The frangible flapper valve system 200 includes an upper piston 160 selectively connected to the lower piston 150 by a shearable device 22, such as a shear pin. The upper piston 160 is movable from a first position to a second position within the wellbore tubular 300. In the first position, the upper piston 160 is held in place within the tubular 300 by a shearable device 21. While the upper piston 160 is in the lower position, the lower end 151 of the lower piston 150 holds the flapper valve 100 open within the tubular 300. The flapper valve 100 may include a tab 105 that engages the lower end of the lower piston 150.
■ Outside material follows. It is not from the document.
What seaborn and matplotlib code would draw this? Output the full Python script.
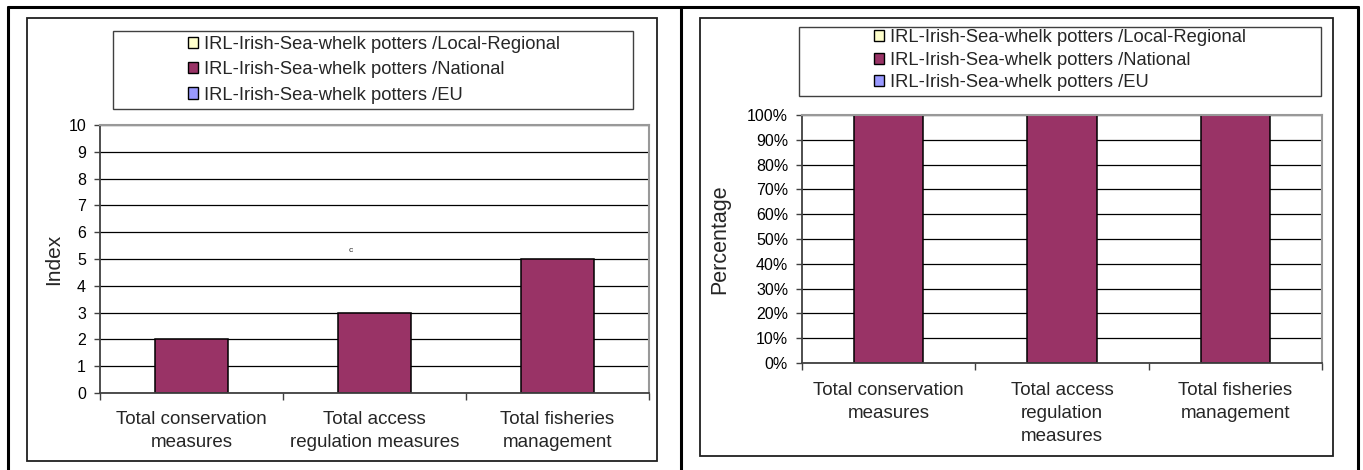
import matplotlib
matplotlib.use("Agg")
import matplotlib.pyplot as plt
import seaborn as sns
import pandas as pd
from matplotlib.patches import Patch, Rectangle
from matplotlib.lines import Line2D
from matplotlib.ticker import FixedLocator, FuncFormatter

# ---------------- data ----------------
categories_left = ["Total conservation\nmeasures", "Total access\nregulation measures", "Total fisheries\nmanagement"]
categories_right = ["Total conservation\nmeasures", "Total access\nregulation\nmeasures", "Total fisheries\nmanagement"]
series_names = ["IRL-Irish-Sea-whelk potters /Local-Regional",
                "IRL-Irish-Sea-whelk potters /National",
                "IRL-Irish-Sea-whelk potters /EU"]
series_colors = ["#FFFFCC", "#993366", "#9999FF"]
national_index = [2, 3, 5]
national_pct = [100, 100, 100]
index_ticks = list(range(0, 11))
pct_ticks = list(range(0, 101, 10))

sns.set_theme(style="white")
plt.rcParams["font.family"] = ["Liberation Sans", "DejaVu Sans"]

W, H = 1363, 470
fig = plt.figure(figsize=(W / 100, H / 100), dpi=100)

def fx(px):
    return px / W

def fy(py):
    return 1 - py / H

# decorative frames
border_kw = dict(color="black", lw=2.2, transform=fig.transFigure)
fig.add_artist(Line2D([fx(8), fx(8)], [0, fy(7)], **border_kw))
fig.add_artist(Line2D([fx(8), fx(1358)], [fy(7), fy(7)], **border_kw))
fig.add_artist(Line2D([fx(1358), fx(1358)], [0, fy(7)], **border_kw))
fig.add_artist(Line2D([fx(681), fx(681)], [0, fy(7)], **border_kw))

for (x0, y0, x1, y1) in [(27, 18, 657, 461), (700, 18, 1333, 456)]:
    fig.add_artist(Rectangle((fx(x0), fy(y1)), fx(x1) - fx(x0), fy(y0) - fy(y1),
                             transform=fig.transFigure, fill=False, ec="#202020", lw=1.3))

# legend boxes
for (x0, y0, x1, y1) in [(113, 31, 633, 109), (799, 27, 1321, 96)]:
    fig.add_artist(Rectangle((fx(x0), fy(y1)), fx(x1) - fx(x0), fy(y0) - fy(y1),
                             transform=fig.transFigure, fill=False, ec="#404040", lw=1.0))

def style_axes(ax, ticks, ymax, cats, fmt=None, labelpad_x=11):
    ax.set_ylim(0, ymax)
    ax.set_xlim(-0.5, 2.5)
    ax.yaxis.set_major_locator(FixedLocator(ticks))
    if fmt:
        ax.yaxis.set_major_formatter(FuncFormatter(fmt))
    ax.set_yticklabels([fmt(t, None) if fmt else str(t) for t in ticks])
    ax.grid(axis="y", color="black", lw=0.9)
    ax.set_axisbelow(True)
    ax.tick_params(axis="y", which="major", left=True, length=4, width=1, color="#404040",
                   labelsize=11.5, pad=6, labelcolor="black")
    ax.set_xticks([0, 1, 2])
    ax.set_xticklabels(cats, fontsize=13.5, linespacing=1.45)
    ax.set_xticks([-0.5, 0.5, 1.5, 2.5], minor=True)
    ax.tick_params(axis="x", which="major", length=0, pad=labelpad_x)
    ax.tick_params(axis="x", which="minor", bottom=True, length=5, width=1, color="#404040")
    for s in ["left", "bottom"]:
        ax.spines[s].set_color("#404040")
        ax.spines[s].set_linewidth(1.3)
    for s in ["top", "right"]:
        ax.spines[s].set_color("#999999")
        ax.spines[s].set_linewidth(1.5)
    ax.set_xlabel("")

handles = [Patch(facecolor=c, edgecolor="black", lw=1) for c in series_colors]
leg_kw = dict(bbox_transform=fig.transFigure, frameon=False, fontsize=13.2,
              handlelength=0.55, handleheight=0.55, handletextpad=0.35,
              borderpad=0, borderaxespad=0, loc="upper left")

# ---------------- left: Index ----------------
ax1 = fig.add_axes([fx(100), fy(393), fx(649) - fx(100), fy(125) - fy(393)])
df1 = pd.DataFrame({"category": categories_left, "value": national_index})
sns.barplot(data=df1, x="category", y="value", color=series_colors[1], saturation=1,
            edgecolor="black", linewidth=1.1, width=0.4, ax=ax1)
style_axes(ax1, index_ticks, 10, categories_left, labelpad_x=13)
ax1.set_ylabel("Index", fontsize=15, labelpad=4)
ax1.text(0.87, 5.3, "c", fontsize=6, ha="center", va="center")
ax1.legend(handles, series_names, bbox_to_anchor=(fx(188), fy(36)),
           labelspacing=0.45, **leg_kw)

# ---------------- right: Percentage ----------------
ax2 = fig.add_axes([fx(802), fy(363), fx(1322) - fx(802), fy(115) - fy(363)])
df2 = pd.DataFrame({"category": categories_right, "value": national_pct})
sns.barplot(data=df2, x="category", y="value", color=series_colors[1], saturation=1,
            edgecolor="black", linewidth=1.1, width=0.4, ax=ax2)
style_axes(ax2, pct_ticks, 100, categories_right, fmt=lambda v, p: f"{int(v)}%", labelpad_x=14)
ax2.set_ylabel("Percentage", fontsize=15.5, labelpad=12)
ax2.legend(handles, series_names, bbox_to_anchor=(fx(874), fy(29)),
           labelspacing=0.31, **leg_kw)

fig.savefig("out.png", dpi=100)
A locking dog 380 may be connected to the upper piston 160 as shown in
Once it is no longer necessary to hydraulically isolate a portion of the wellbore tubular 300, the pressure within the tubular 300 is increased to a predetermined amount necessary to shear the shearable device 22 releasing the lower piston 150 from the upper piston 160 within the wellbore tubular 300. The shearable device 22 is designed to release the lower piston 150 at a predetermined amount of pressure. After the release of the lower piston 150, the pressure within the wellbore tubular 300 drives the lower piston 150 down the wellbore tubular 300 and into the closed flapper valve 100. The outer wall 305 of the frangible flapper system 200 may include a recess 395 into which a snap ring 390 located on the lower piston 150 may expand. The snap ring 390 may be used to prevent further movement of the lower piston 150 after breaking the flapper valve 100.
Although various embodiments have been shown and described, the invention is not so limited and will be understood to include all such modifications and variations as would be apparent to one skilled in the art.